According to film theorist Laura Mulvey, most films position the camera in such a way that it sexually objectifies women for the male spectator’s visual pleasure. And because in conventional cinema films are directed to deliberately make the camera seem ‘invisible’, it becomes another way in which the dominance of the patriarchy remains concealed. But in Yang’s film, which is presented as a ‘documentary’ in which Ah-Ming and Yue Yue take turns filming each other, it is impossible not to notice the presence of the camera. In this way, scenes like the opening, in which the two women playfully moan their way through a series of sexual positions while fully clothed, ridicule the male gaze.
While incredibly funny, such scenes are also deeply uncomfortable to watch, in that we feel like voyeurs who have been caught. By putting the camera in the hands of her two female characters, she makes them the authors of their own story, and we are confronted at all points in the film with their constitution as subjects – as people who feel joy and sorrow, ecstasy and suffering. ‘The camera is like a weapon,’ says Yang. ‘Whoever is holding it holds the power in the relationship. Certainly, there are moments in the film when it mimics the male gaze. But I think that the film unsettles this, because we always know who is holding the camera.’

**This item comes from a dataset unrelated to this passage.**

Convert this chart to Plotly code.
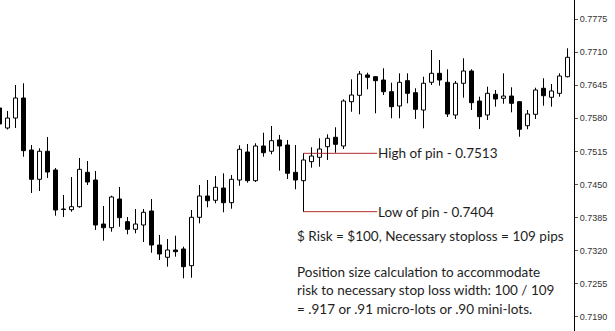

At the end of this opening scene, Yue Yue confesses: ‘Actually, I never moan in bed. I’m like a limp fish.’ It might seem like a suggestion that a woman’s behaviour – and indeed, her identity – is dictated by the desires of men. But Yang’s use of the camera changes the meaning so that, she says, it speaks to how ‘insecure men are, to require [women] to moan in order to feel confident about their performance’.
Despite all this, Yang insists that her film should not just be interpreted from a feminist perspective. ‘I don’t think the film is reducible to only feminist concerns, but that it explores issues that permeate wider society. I see my film as a Cubist treatment of Weibo. Perhaps I could put it this way: if I was man, maybe I would make a film called Male Director.’
For Yang, Ah-Ming and Yue Yue’s dependency upon a man is inseparable from the issues of class, and the loss in Chinese society of all values but material aspiration. ‘Most women think that if you’re a waitress or a cleaner, you can’t be happy, because you don’t have any status in society. Women have other choices, but they attach themselves to men because they think it’s the best way for them to get ahead. It’s like an import-export business, the transaction occurs because it’s mutually beneficial.’
The responsibility to change this state of affairs, says Yang, falls on women. ‘It’s possible for a woman in China to support herself and to be happy. But they aren’t brave enough to do it.’